I’m sorry, dear reader, if your eyes glaze over when you see acronyms and acronym-like things. If you aren’t interested in the usually fascinating world of email client configuration, feel free to stop reading now. I won’t feel bad.
Still with me? (Seriously, this is dry stuff…)
Okay, okay, I’ll get on with it already.
I’ve had a problem with my mail setup for some time due to the fact that I run two separate mail servers, but they live behind a NAT device on a single IP address. It doesn’t matter what the reason is; suffice it to say that (a) I won’t use an unencrypted mail connection over the Internet and (b) it’s not possible to map the same port – in this case the IMAP SSL port, TCP port 993 – to two different machines. Thus begins my odyssey into Mac OS X’s Mail.app and IMAP account configuration.

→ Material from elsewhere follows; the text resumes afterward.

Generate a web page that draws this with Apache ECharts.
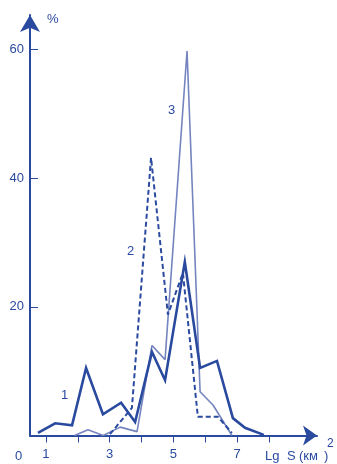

What I discovered is this: when configured with an IMAP account, Mail.app does indeed support the IMAP STARTTLS command. While I didn’t perform an exhaustive search, I believe this is not documented. Here’s how to do it:
- Configure a normal IMAP account, if you don’t have one set up already. (It’s up to you to figure out where you can do this. This particular exercise is beyond the scope of this article.)
- Edit the account, and on the Advanced tab, look to the bottom to find the “Use SSL” checkbox. Notice that it doesn’t mention TLS. Check it anyway.
- Finally, change the port from 993 back to 143. Magic happens here. Just trust me.
Now, if your IMAP server supports TLS, Mail.app will automatically attempt to use it. Beware; if you are using a self-signed certificate, or a certificate that is not signed by a trusted certificate authority (CA), it appears to fail without so much as a peep as to precisely why.
With this setup, I’m now able to access both mail servers, one on port 143 with STARTTLS, and the other on port 993 with a standard SSL connection. w00t!